Real-time decision-making. Big data lets companies monitor and respond to market changes as they happen. Uber's dynamic pricing model is a clear example: it adjusts prices in real time based on current supply and demand conditions. This kind of responsiveness would be impossible without continuous data streams and automated analysis.

Data Collection and Analysis

Collecting good data is only half the job. How you collect it and what you do with it afterward determines whether the research is actually useful.

Primary data collection methods include surveys, interviews, observations, and experiments. Each has trade-offs:

  • Surveys reach large audiences efficiently but depend heavily on good question design. Poorly worded or leading questions produce biased, unreliable results.
  • Interviews and focus groups provide richer, more detailed responses but are time-consuming and harder to scale.
  • Observations capture what people actually do (rather than what they say they do), which can reveal gaps between stated preferences and real behavior.
  • Experiments test cause-and-effect relationships, such as whether a new package design increases purchase rates.
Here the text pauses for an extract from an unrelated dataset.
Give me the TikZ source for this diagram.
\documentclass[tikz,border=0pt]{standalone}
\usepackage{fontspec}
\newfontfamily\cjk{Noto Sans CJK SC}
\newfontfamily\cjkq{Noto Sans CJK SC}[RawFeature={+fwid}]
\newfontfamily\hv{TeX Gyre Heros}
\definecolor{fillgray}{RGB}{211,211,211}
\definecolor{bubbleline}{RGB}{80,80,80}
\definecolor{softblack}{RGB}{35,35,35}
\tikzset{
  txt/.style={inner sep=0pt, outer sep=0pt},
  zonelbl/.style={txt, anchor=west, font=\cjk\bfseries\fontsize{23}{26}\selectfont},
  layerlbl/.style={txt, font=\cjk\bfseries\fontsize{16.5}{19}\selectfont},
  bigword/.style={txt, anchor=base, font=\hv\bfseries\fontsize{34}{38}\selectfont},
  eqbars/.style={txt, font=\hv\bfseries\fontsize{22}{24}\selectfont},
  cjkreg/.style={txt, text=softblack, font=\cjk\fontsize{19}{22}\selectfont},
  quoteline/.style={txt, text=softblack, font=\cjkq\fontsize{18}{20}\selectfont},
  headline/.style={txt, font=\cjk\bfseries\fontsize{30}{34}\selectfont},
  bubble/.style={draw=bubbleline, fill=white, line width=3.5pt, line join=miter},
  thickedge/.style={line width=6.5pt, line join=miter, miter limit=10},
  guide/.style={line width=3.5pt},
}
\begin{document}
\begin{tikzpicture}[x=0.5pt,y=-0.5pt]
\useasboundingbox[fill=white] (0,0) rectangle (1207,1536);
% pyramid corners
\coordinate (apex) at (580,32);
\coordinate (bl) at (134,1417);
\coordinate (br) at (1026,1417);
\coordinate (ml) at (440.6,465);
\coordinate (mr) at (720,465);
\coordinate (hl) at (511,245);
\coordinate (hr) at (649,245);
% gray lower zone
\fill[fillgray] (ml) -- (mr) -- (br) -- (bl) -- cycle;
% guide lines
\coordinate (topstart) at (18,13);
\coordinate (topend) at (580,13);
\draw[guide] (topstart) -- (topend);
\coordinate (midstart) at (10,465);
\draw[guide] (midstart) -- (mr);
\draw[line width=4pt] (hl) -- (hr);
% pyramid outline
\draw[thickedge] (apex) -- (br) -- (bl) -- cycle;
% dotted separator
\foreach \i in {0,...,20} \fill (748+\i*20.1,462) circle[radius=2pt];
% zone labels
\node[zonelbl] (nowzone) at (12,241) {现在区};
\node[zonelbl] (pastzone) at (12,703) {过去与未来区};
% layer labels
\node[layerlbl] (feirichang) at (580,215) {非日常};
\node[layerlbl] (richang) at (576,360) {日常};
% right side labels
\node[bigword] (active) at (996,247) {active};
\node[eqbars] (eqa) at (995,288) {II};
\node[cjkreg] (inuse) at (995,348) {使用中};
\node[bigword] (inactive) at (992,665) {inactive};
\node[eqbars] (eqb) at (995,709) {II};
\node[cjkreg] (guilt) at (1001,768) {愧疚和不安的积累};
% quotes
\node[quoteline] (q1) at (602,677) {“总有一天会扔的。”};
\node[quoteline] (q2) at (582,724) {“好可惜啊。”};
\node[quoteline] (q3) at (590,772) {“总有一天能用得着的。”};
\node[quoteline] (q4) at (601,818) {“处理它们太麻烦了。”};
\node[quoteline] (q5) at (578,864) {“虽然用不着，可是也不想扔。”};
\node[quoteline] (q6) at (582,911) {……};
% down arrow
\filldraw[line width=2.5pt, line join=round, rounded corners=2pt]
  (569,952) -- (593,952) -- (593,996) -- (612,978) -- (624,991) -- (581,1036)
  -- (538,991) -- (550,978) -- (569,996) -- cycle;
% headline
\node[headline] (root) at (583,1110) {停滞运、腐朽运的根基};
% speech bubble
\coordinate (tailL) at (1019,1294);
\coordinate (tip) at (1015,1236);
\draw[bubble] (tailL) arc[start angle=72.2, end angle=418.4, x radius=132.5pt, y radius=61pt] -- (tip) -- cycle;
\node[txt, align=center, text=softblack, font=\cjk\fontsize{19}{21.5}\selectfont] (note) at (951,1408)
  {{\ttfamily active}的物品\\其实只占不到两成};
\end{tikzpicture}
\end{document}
Once data is collected, statistical analysis is used to interpret it and draw meaningful conclusions. This can range from simple descriptive statistics (averages, percentages) to more advanced techniques like regression analysis or cluster analysis for segmentation.
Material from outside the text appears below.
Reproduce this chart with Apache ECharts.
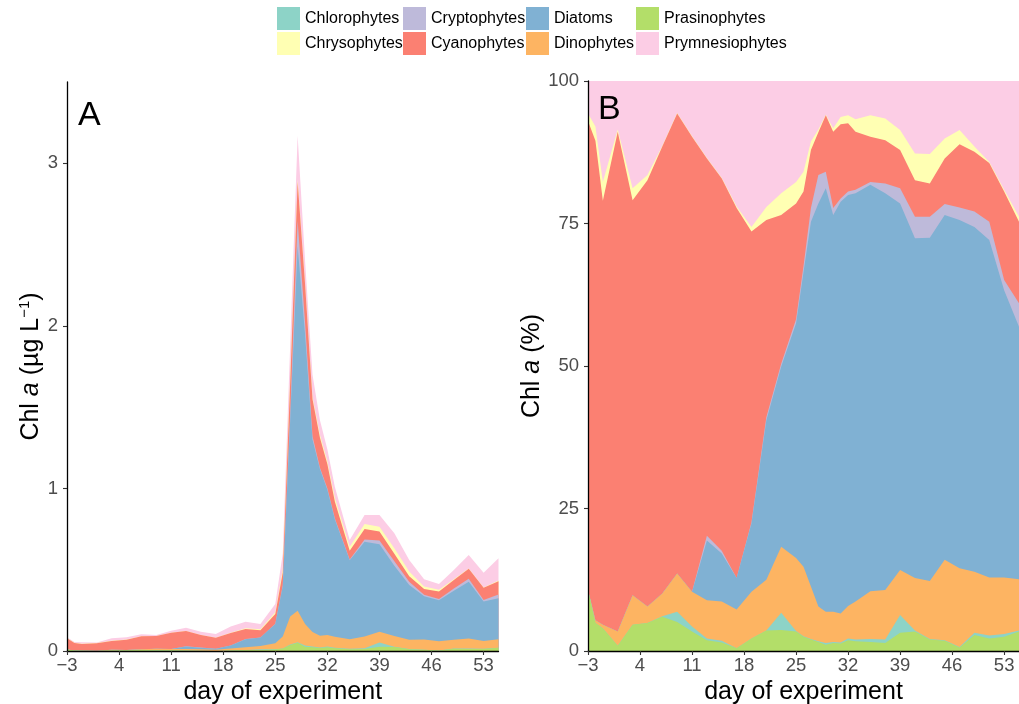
<!DOCTYPE html>
<html><head><meta charset="utf-8">
<script src="https://cdn.jsdelivr.net/npm/echarts@6/dist/echarts.min.js"></script>
<style>html,body{margin:0;padding:0;background:#fff}#c{width:1019px;height:704px}</style>
</head><body><div id="c"></div>
<script>
// sampling days
const days = [-3,-2,-1,1,3,5,7,9,11,13,15,17,19,21,23,25,26,27,28,29,30,31,32,33,35,37,39,41,43,45,47,49,51,53,55];
const xTicks = [-3,4,11,18,25,32,39,46,53];
const yTicksA = [0,1,2,3];
const yTicksB = [0,25,50,75,100];

// total Chl a (ug/L), panel A outline
const totalChl = [0.084,0.055,0.054,0.053,0.078,0.084,0.103,0.098,0.125,0.143,0.119,0.105,0.150,0.180,0.166,0.289,0.60,1.88,3.17,2.40,1.70,1.42,1.24,1.01,0.683,0.837,0.837,0.724,0.56,0.441,0.412,0.498,0.591,0.482,0.570];

// percentage of Chl a per group (panel B)
const prasinophytes = [10.7,4.9,4.0,0.9,4.6,4.9,6.0,5.1,3.4,1.9,1.5,0.5,2.2,3.6,3.7,3.4,2.5,2.0,1.6,1.1,1.4,1.3,1.9,1.7,1.6,1.4,3.2,3.4,2.0,1.8,0.6,2.8,2.2,2.5,3.4];
const chlorophytes = [0,0,0,0,0,0,0.1,1.8,0.9,0.3,0.3,0,0,0,3.0,0.1,0.1,0.1,0.1,0.3,0.2,0.2,0.3,0.3,0.5,0.6,3.1,0.2,0.1,0.1,0.1,0.4,0.5,0.5,0.2];
const dinophytes = [0,0.5,0.6,2.5,5.2,2.9,4.0,6.7,6.1,6.7,6.9,6.8,8.2,8.9,11.6,12.8,12.2,9.2,6.1,5.5,5.3,5.1,5.7,6.7,8.4,8.7,7.9,9.2,10.2,14.1,13.8,10.7,10.2,9.9,9.0];
const diatoms = [0,0,0,0,0,0,0,0,0,10.5,8.4,5.5,12.0,28.0,31.6,41.2,51.7,64.0,70.7,74.3,69.6,72.2,72.1,71.6,71.3,69.6,64.3,59.6,60.2,60.5,61.1,60.5,59.2,50.4,44.3];
const cryptophytes = [0,0,0,0,0,0,0,0,0,0.8,0.5,0,0.2,0.5,0.5,0.7,1.0,2.4,5.0,2.9,1.2,0.6,0.6,0.6,0.5,1.7,2.7,3.8,3.7,1.9,2.2,2.7,3.2,1.8,4.1];
const cyanophytes = [82.3,84.1,74.4,87.7,69.3,74.8,78.4,80.7,79.8,66.2,65.3,64.9,51.0,34.6,26.1,20.3,13.1,10.2,7.5,9.9,13.4,13.0,12.0,10.2,7.9,7.6,6.7,6.4,5.8,8.0,11.1,10.5,10.3,15.5,14.3];
const chrysophytes = [1.3,2.5,3.3,0.4,2.1,0.9,0.1,0.1,0.1,0.1,0.1,0.3,0.8,2.3,3.8,3.8,3.5,1.5,0.5,0.1,0.6,1.3,1.4,2.2,3.8,3.8,3.5,4.7,5.2,3.5,2.5,0.9,0.2,0.3,0.9];
const prymnesiophytes = [5.7,8.0,17.7,8.5,18.8,16.5,11.4,5.6,9.7,13.5,17.0,22.0,25.6,22.1,19.7,17.7,15.9,10.6,8.5,5.9,8.3,6.3,6.0,6.7,6.0,6.6,8.6,12.7,12.8,10.1,8.6,11.5,14.2,19.1,23.8];

// stacking order bottom -> top
const groups = [
  ['Prasinophytes', prasinophytes, '#B3DE69'],
  ['Chlorophytes', chlorophytes, '#8DD3C7'],
  ['Dinophytes', dinophytes, '#FDB462'],
  ['Diatoms', diatoms, '#80B1D3'],
  ['Cryptophytes', cryptophytes, '#BEBADA'],
  ['Cyanophytes', cyanophytes, '#FB8072'],
  ['Chrysophytes', chrysophytes, '#FFFFB3'],
  ['Prymnesiophytes', prymnesiophytes, '#FCCDE5']
];
const legendCols = [['Chlorophytes','Chrysophytes'],['Cryptophytes','Cyanophytes'],['Diatoms','Dinophytes'],['Prasinophytes','Prymnesiophytes']];

const FF = '"Liberation Sans", Arial, Helvetica, sans-serif';
const chart = echarts.init(document.getElementById('c'), null, {renderer:'canvas'});

function xAxis(gi){
  return {type:'value', gridIndex:gi, min:-3, max:55, z:5,
    name:'day of experiment', nameLocation:'middle', nameGap:21,
    nameTextStyle:{fontSize:25,color:'#000',fontFamily:FF},
    axisLine:{show:true,onZero:false,lineStyle:{color:'#000',width:1.3}},
    axisTick:{show:true,length:4,lineStyle:{color:'#333',width:1.1},customValues:xTicks},
    axisLabel:{fontSize:18.5,color:'#4d4d4d',fontFamily:FF,margin:5,customValues:xTicks,
      formatter:v=>String(v).replace('-','\u2212')},
    splitLine:{show:false}};
}
function yAxis(gi,max,ticks,name,gap){
  return {type:'value', gridIndex:gi, min:0, max:max, z:5,
    name:name, nameLocation:'middle', nameGap:gap, nameRotate:90,
    nameTextStyle:{fontSize:25,color:'#000',fontFamily:FF,
      rich:{i:{fontSize:25,fontStyle:'italic',fontFamily:FF,color:'#000'},
            s:{fontSize:15,fontFamily:FF,color:'#000',verticalAlign:'top',padding:[0,0,12,0]}}},
    axisLine:{show:true,onZero:false,lineStyle:{color:'#000',width:1.3}},
    axisTick:{show:true,length:4,lineStyle:{color:'#333',width:1.1},customValues:ticks},
    axisLabel:{fontSize:18.5,color:'#4d4d4d',fontFamily:FF,margin:9,customValues:ticks},
    splitLine:{show:false}};
}

// cumulative tops (own stacking); draw top layer first so lower layers paint over it
const cumB = [], cumA = [];
let run = days.map(()=>0);
groups.forEach(([name,pct])=>{
  run = run.map((r,i)=>r+pct[i]);
  cumB.push(run.slice());
  cumA.push(run.map((r,i)=>r*totalChl[i]/100));
});

const series = [];
for (let k = groups.length-1; k >= 0; k--) {
  const [name,,col] = groups[k];
  const base = {type:'line', name:name, symbol:'none', showSymbol:false, silent:true,
    color:col, itemStyle:{color:col}, lineStyle:{width:0}, areaStyle:{color:col,opacity:1,origin:'start'}, z:2};
  series.push(Object.assign({}, base, {xAxisIndex:0, yAxisIndex:0,
    data: days.map((d,i)=>[d, cumA[k][i]])}));
  series.push(Object.assign({}, base, {xAxisIndex:1, yAxisIndex:1,
    data: days.map((d,i)=>[d, cumB[k][i]])}));
}

chart.setOption({
  animation:false,
  backgroundColor:'#fff',
  textStyle:{fontFamily:FF},
  grid:[
    {left:67, top:82, width:431.5, height:569, containLabel:false, outerBoundsMode:'none'},
    {left:588, top:81, width:431, height:570, containLabel:false, outerBoundsMode:'none'}
  ],
  xAxis:[xAxis(0), xAxis(1)],
  yAxis:[yAxis(0,3.5,yTicksA,'Chl {i|a} (\u00b5g L{s|\u22121})',22), yAxis(1,100,yTicksB,'Chl {i|a} (%)',43)],
  legend: legendCols.map((c,k)=>({data:c, left:[277,403,526,636][k], top:7, orient:'vertical',
    itemWidth:23, itemHeight:23, itemGap:2, icon:'rect', padding:0, selectedMode:false,
    textStyle:{fontSize:16,color:'#000',fontFamily:FF}})),
  graphic:[
    {type:'text', z:100, left:78, top:99, style:{text:'A', fontSize:34, fill:'#000', fontFamily:FF}},
    {type:'text', z:100, left:598, top:93, style:{text:'B', fontSize:34, fill:'#000', fontFamily:FF}}
  ],
  series: series
});
</script></body></html>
Market segmentation divides the target audience into distinct groups based on shared characteristics, making it possible to tailor messages and offers to each group. Consumer behavior analysis digs into why people buy what they buy, revealing the motivations and decision processes behind purchases. And trend analysis helps businesses spot shifts in the market early enough to act on them.

One final point that's easy to overlook: data privacy. Collecting and storing customer information comes with legal and ethical responsibilities. Regulations like GDPR (in Europe) and various state-level laws in the U.S. set strict rules about how customer data must be handled. Violating these rules can result in significant fines and, just as damaging, a loss of customer trust.